Observons ici que la Cour d’appel de Paris avait déjà sanctionné à plusieurs reprises ce type de pratique (CA Paris, 7 mars 2007, Affaire « Hôtels Méridien » et CA Paris, 23 septembre 2009 (Pôle 5, Chambre 1), n°07/20549, JurisData 09-016310, Affaire « Euridile ») en qualifiant tout à la fois cette pratique de contrefaçon de marque et d’acte de concurrence déloyale, selon que le plaignant détenait des droits sur une marque identique ou une dénomination sociale ou bien encore un nom de domaine exploité également identiques. Malgré l’évolution de la jurisprudence de la Cour de Justice de l’Union Européenne en matière de responsabilité des intermédiaires techniques (célèbre jurisprudence Google), la Cour d’appel de Paris refuse une nouvelle fois de faire droit au principal argument de la société Sedo sollicitant le bénéfice de la responsabilité limitée accordée aux hébergeurs de contenu, au motif qu’elle ne serait qu’un prestataire technique jouant un rôle purement passif dans la fourniture de ses services.

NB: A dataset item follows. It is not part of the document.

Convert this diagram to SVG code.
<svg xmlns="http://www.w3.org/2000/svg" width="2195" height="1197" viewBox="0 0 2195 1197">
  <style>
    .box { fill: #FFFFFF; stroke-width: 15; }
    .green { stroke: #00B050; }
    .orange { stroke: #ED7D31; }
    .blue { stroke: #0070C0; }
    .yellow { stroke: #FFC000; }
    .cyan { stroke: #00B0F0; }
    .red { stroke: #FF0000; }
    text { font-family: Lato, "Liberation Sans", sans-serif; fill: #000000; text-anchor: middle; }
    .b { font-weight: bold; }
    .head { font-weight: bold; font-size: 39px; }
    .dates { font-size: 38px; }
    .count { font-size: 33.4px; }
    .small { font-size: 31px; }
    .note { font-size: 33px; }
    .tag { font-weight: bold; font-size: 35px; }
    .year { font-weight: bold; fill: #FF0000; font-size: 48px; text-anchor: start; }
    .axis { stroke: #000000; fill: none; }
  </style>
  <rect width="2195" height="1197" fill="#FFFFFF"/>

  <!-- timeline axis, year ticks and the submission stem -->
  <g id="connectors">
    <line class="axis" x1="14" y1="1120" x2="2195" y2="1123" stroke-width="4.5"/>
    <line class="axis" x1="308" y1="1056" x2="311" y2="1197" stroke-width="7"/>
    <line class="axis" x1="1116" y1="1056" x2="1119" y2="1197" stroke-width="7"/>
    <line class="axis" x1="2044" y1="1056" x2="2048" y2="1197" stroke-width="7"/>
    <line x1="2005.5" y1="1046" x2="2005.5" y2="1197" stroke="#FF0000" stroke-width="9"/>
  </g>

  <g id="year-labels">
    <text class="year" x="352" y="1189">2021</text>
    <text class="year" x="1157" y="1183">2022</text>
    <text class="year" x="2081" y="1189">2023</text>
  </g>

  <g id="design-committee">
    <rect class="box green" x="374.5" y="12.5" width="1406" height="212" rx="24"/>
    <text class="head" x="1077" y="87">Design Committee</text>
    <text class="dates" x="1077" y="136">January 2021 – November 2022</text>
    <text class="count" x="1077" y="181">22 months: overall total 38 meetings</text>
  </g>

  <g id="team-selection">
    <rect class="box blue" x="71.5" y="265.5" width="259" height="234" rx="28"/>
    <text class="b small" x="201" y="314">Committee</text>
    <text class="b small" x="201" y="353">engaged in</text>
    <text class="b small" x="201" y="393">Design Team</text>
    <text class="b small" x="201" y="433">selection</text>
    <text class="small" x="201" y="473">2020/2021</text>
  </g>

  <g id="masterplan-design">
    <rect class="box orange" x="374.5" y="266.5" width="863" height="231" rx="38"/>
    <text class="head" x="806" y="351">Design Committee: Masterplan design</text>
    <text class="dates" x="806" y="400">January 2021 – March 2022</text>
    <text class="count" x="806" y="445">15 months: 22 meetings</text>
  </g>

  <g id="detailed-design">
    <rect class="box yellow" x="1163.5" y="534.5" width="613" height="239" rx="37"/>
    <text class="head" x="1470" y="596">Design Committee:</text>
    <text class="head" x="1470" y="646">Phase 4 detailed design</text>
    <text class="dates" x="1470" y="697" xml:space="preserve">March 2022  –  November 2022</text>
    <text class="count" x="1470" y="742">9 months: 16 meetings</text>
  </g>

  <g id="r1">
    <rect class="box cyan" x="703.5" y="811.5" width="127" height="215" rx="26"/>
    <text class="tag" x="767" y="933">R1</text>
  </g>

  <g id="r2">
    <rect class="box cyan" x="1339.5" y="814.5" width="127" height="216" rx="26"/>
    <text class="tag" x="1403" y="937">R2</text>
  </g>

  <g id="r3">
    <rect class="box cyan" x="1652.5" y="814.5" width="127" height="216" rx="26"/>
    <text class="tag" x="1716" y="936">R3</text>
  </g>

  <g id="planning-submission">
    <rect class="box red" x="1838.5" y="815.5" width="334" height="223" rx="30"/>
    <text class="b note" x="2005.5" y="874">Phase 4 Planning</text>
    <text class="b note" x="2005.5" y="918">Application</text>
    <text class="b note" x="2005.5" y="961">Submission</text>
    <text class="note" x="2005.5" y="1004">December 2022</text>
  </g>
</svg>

En l’espèce, la société Dreamnex, qui exerce son activité sous le nom commercial et la marque Sexy Avenue, notamment via les sites sexyavenue.com et sexyavenue.fr, a découvert que les noms de domaine sexyavenue.eu, sexyavenue.mobi, sexyavenue.biz et sexyavenue.info avaient été réservés par des tiers et qu’ils étaient proposés à la vente aux enchères via le site sedo.com tout en donnant accès à un contenu constitué de liens hypertextes publicitaires à destination de sites Internet concurrents. Afin de faire respecter ses droits et après des mises en demeure infructueuses, la société Dreamnex assigna les réservataires des noms de domaine litigieux ainsi que la société Sedo en contrefaçon de marque et usurpation de son nom commercial et de ses noms de domaine. Le Tribunal lui donne raison et condamne notamment la société Sedo à lui verser la somme de 60 000 euros en raison du préjudice subi du fait des actes de contrefaçon et de concurrence déloyale commis à son encontre ; le Tribunal considérant que la société SEDO engageait sa responsabilité de droit commun et ne pouvait se prévaloir du statut d’hébergeur au sens de l’article 6- I-2 de la loi n° 2004-575 du 21 juin 2004 (LCEN) et de l’article 14 de la directive européenne 2000/31/CE.

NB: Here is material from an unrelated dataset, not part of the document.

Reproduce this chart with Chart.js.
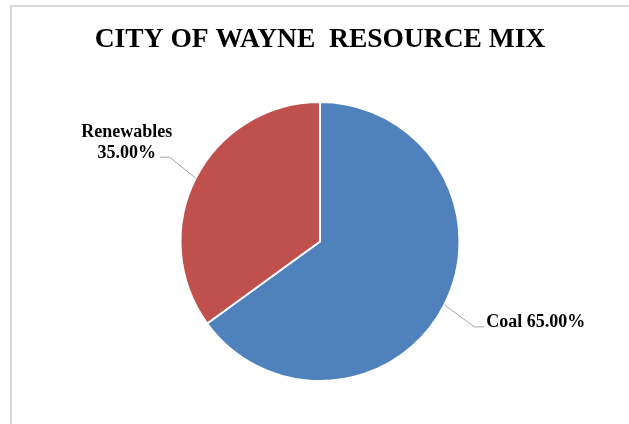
<!DOCTYPE html>
<html>
<head>
<meta charset="utf-8">
<script src="https://cdn.jsdelivr.net/npm/chart.js@4/dist/chart.umd.min.js"></script>
<style>
  html, body { margin: 0; padding: 0; background: #fff; }
  #wrap { width: 629px; height: 424px; position: relative; }
</style>
</head>
<body>
<div id="wrap"><canvas id="chart"></canvas></div>
<script>
const categories = ["Coal", "Renewables"];
const shares = [65, 35];
const sliceColors = ["#4F81BD", "#C0504D"];

const serif = "'Times New Roman', 'Liberation Serif', serif";

// grey frame around the chart (top and left edges are visible)
const framePlugin = {
  id: "frame",
  beforeDraw(chart) {
    const ctx = chart.ctx;
    ctx.save();
    ctx.strokeStyle = "#d9d9d9";
    ctx.lineWidth = 2;
    ctx.strokeRect(11, 6, 700, 500);
    ctx.restore();
  }
};

// data labels with leader lines, excel style
const leaderLabels = {
  id: "leaderLabels",
  afterDraw(chart) {
    const ctx = chart.ctx;
    const meta = chart.getDatasetMeta(0);
    ctx.save();
    ctx.font = "bold 18px " + serif;
    ctx.fillStyle = "#000";
    ctx.strokeStyle = "#a6a6a6";
    ctx.lineWidth = 1;
    meta.data.forEach((arc, i) => {
      const mid = (arc.startAngle + arc.endAngle) / 2;
      const ex = arc.x + Math.cos(mid) * arc.outerRadius;
      const ey = arc.y + Math.sin(mid) * arc.outerRadius;
      const pct = shares[i].toFixed(2) + "%";
      ctx.beginPath();
      if (Math.cos(mid) < 0) {
        const bx = ex - 26, by = ey - 21;
        ctx.moveTo(ex, ey);
        ctx.lineTo(bx, by);
        ctx.lineTo(bx - 10, by);
        ctx.stroke();
        ctx.textAlign = "center";
        ctx.textBaseline = "middle";
        ctx.fillText(categories[i], bx - 43, by - 25);
        ctx.fillText(pct, bx - 43, by - 4);
      } else {
        const bx = ex + 30, by = ey + 22;
        ctx.moveTo(ex, ey);
        ctx.lineTo(bx, by);
        ctx.lineTo(bx + 10, by);
        ctx.stroke();
        ctx.textAlign = "left";
        ctx.textBaseline = "middle";
        ctx.fillText(categories[i] + " " + pct, bx + 12, by - 4);
      }
    });
    ctx.restore();
  }
};

new Chart(document.getElementById("chart"), {
  type: "pie",
  data: {
    labels: categories,
    datasets: [{
      data: shares,
      backgroundColor: sliceColors,
      borderColor: "#fff",
      borderWidth: 2
    }]
  },
  options: {
    responsive: true,
    maintainAspectRatio: false,
    animation: false,
    layout: { padding: { left: 11, right: 0, top: 0, bottom: 42 } },
    plugins: {
      legend: { display: false },
      tooltip: { enabled: false },
      title: {
        display: true,
        text: "CITY OF WAYNE  RESOURCE MIX",
        color: "#000",
        font: { family: serif, size: 27.5, weight: "bold", lineHeight: 1.2 },
        padding: { top: 23, bottom: 45 }
      }
    }
  },
  plugins: [framePlugin, leaderLabels]
});
</script>
</body>
</html>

C’est ce point que conteste la société SEDO en cause d’appel faisant valoir « que selon la jurisprudence communautaire désormais bien établie, l’appréciation du statut applicable doit se faire au regard de l’activité spécifiquement liée à la mise en ligne des données litigieuses et non au regard de l’objet général du site et que l’absence de connaissance ou de contrôle des données qu’il stocke est la condition déterminante de la neutralité du rôle joué par le prestataire technique et donc de sa qualité d’hébergeur ; qu’enfin cette absence de connaissance ou de contrôle résulte du caractère technique, automatique et passif du service » (sic).

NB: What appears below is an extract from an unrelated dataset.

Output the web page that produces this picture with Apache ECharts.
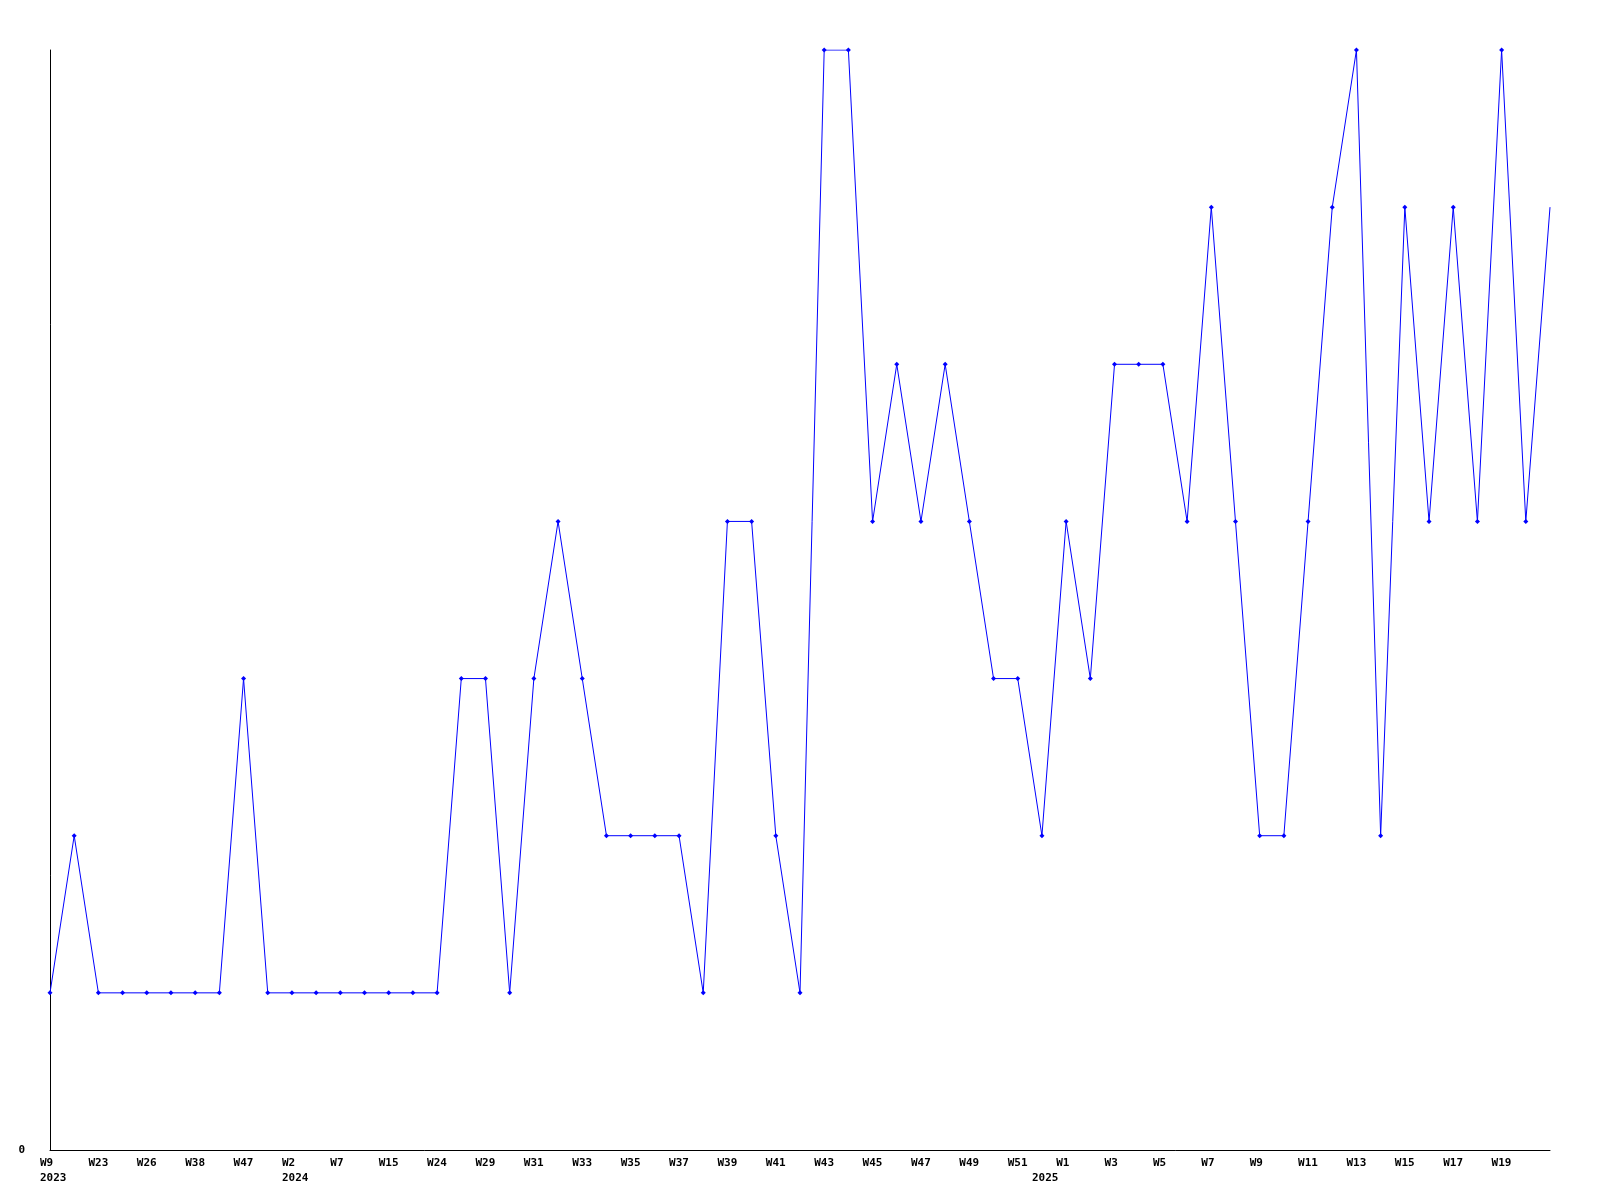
<!DOCTYPE html>
<html>
<head>
<meta charset="utf-8">
<script src="https://cdn.jsdelivr.net/npm/echarts@6/dist/echarts.min.js"></script>
<style>html,body{margin:0;padding:0;background:#fff}#c{width:1600px;height:1200px}</style>
</head>
<body>
<div id="c"></div>
<script>
const weeks = ['W9','W22','W23','W25','W26','W37','W38','W46','W47','W52',
  'W2','W6','W7','W14','W15','W23','W24','W28','W29','W30',
  'W31','W32','W33','W34','W35','W36','W37','W38','W39','W40',
  'W41','W42','W43','W44','W45','W46','W47','W48','W49','W50',
  'W51','W52','W1','W2','W3','W4','W5','W6','W7','W8',
  'W9','W10','W11','W12','W13','W14','W15','W16','W17','W18',
  'W19','W20','W21'];
const shownWeekLabels = ['W9','W23','W26','W38','W47','W2','W7','W15','W24','W29',
  'W31','W33','W35','W37','W39','W41','W43','W45','W47','W49',
  'W51','W1','W3','W5','W7','W9','W11','W13','W15','W17','W19'];
const yearLabels = {0:'2023', 10:'2024', 41:'2025'};
const values = [1,2,1,1,1,1,1,1,3,1,
  1,1,1,1,1,1,1,3,3,1,
  3,4,3,2,2,2,2,1,4,4,
  2,1,7,7,4,5,4,5,4,3,
  3,2,4,3,5,5,5,4,6,4,
  2,2,4,6,7,2,6,4,6,4,
  7,4,6];
const yTickLabels = ['0'];

const cats = weeks.map((w, i) => i + ':' + w);
const seriesData = values.map((v, i) => i === values.length - 1 ? {value: v, symbol: 'none'} : v);
const weekLabelAt = (i) => (i % 2 === 0 && i / 2 < shownWeekLabels.length) ? shownWeekLabels[i / 2] : '';

const chart = echarts.init(document.getElementById('c'), null, {renderer: 'canvas'});
chart.setOption({
  animation: false,
  backgroundColor: '#ffffff',
  grid: {left: 50, right: 50, top: 50, bottom: 50, containLabel: false},
  xAxis: {
    type: 'category',
    data: cats,
    boundaryGap: false,
    axisLine: {show: true, lineStyle: {color: '#000', width: 1}},
    axisTick: {show: false},
    splitLine: {show: false},
    axisLabel: {
      interval: (i) => weekLabelAt(i) !== '' || yearLabels[i] !== undefined,
      margin: 6,
      align: 'left',
      padding: [0, 0, 0, -10],
      color: '#000',
      fontFamily: 'DejaVu Sans Mono',
      fontWeight: 'bold',
      fontSize: 11,
      lineHeight: 15,
      formatter: (val, i) => {
        const w = weekLabelAt(i);
        return yearLabels[i] !== undefined ? w + '\n' + yearLabels[i] : w;
      }
    }
  },
  yAxis: {
    type: 'value',
    min: 0,
    max: 7,
    interval: 7,
    axisLine: {show: true, lineStyle: {color: '#000', width: 1}},
    axisTick: {show: false},
    splitLine: {show: false},
    axisLabel: {
      showMaxLabel: false,
      margin: 25,
      color: '#000',
      fontFamily: 'DejaVu Sans Mono',
      fontWeight: 'bold',
      fontSize: 11,
      formatter: (v) => v === 0 ? yTickLabels[0] : ''
    }
  },
  series: [{
    type: 'line',
    data: seriesData,
    symbol: 'diamond',
    symbolSize: 5,
    showAllSymbol: true,
    lineStyle: {color: '#0000ff', width: 1},
    itemStyle: {color: '#0000ff'},
    emphasis: {disabled: true}
  }]
});
</script>
</body>
</html>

La Cour d’appel de Paris, s’attachant à un examen détaillé des conditions générales d’utilisation des services du site sedo.com et des services proposés par la société Sedo en déduit que cette dernière ne se contente pas de jouer un rôle purement technique, automatique et passif, mais pointe au contraire le fait qu’elle « peut refuser l’inscription d’un nom de domaine par le client dans sa base de données ou supprimer à son gré et sans préavis ni devoir indiquer de motif, une inscription effectuée par un client dans sa base de données » (sic) et que le service dit de parking, présenté comme optionnel, serait en réalité systématiquement proposé.

La Cour souligne le fait que « l’affichage des annonces publicitaires est effectué par des opérateurs de moteurs de recherche, (…) grâce à la sélection par Sedo auprès de l’opérateur de mots clés correspondant au nom de domaine » et « qu’à aucun moment et en aucune manière l’utilisateur n’intervient dans la sélection et le placement de ces liens publicitaires sur la page parking du nom de domaine dont il est titulaire ». Enfin, selon ses propres conditions générales d’utilisation, Sedo serait habilitée à vérifier à tout moment que les mots-clés publicitaires sont bien conformes au nom de domaine concerné et pourrait modifier ceux qu’elle jugerait inadaptés sans même avoir à en informer le client.

La Cour en déduit que la société Sedo exerce « une action déterminante sur le contenu des pages parking (…), d’une part en intervenant dans le choix des mots-clés mis en ligne, (…) d’autre part en assurant la fourniture des liens publicitaires » et qu’elle ne peut donc se prévaloir de la qualité d’hébergeur au sens de la LCEN.

À ce titre, elle se voit notamment condamnée au titre de la contrefaçon de marque pour avoir permis l’affichage de liens hypertextes sur les pages parking à la saisie des noms de domaine litigieux redirigeant les internautes vers des produits et services similaires à ceux visés par l’enregistrement de la marque Sexy Avenue.

Selon la Cour, il s’agit bien d’un usage de la marque dans la vie des affaires dès lors que la société Sedo tire profit de cette activité. La frontière avec l’usage fait des marques par le moteur de recherche Google dans son système de régie publicitaire Google Adwords qui a été jugé comme ne pouvant pas constituer un acte de contrefaçon de marque est ténue et peut faire débat.

La condamnation financière est une nouvelle fois lourde puisque la société Dreamnex se voit allouer la somme de 75 000 euros de dommages et intérêts au titre du préjudice subi.

Cela devrait faire évoluer les pratiques en la matière et les victimes de sites parking ne peuvent que s’en réjouir.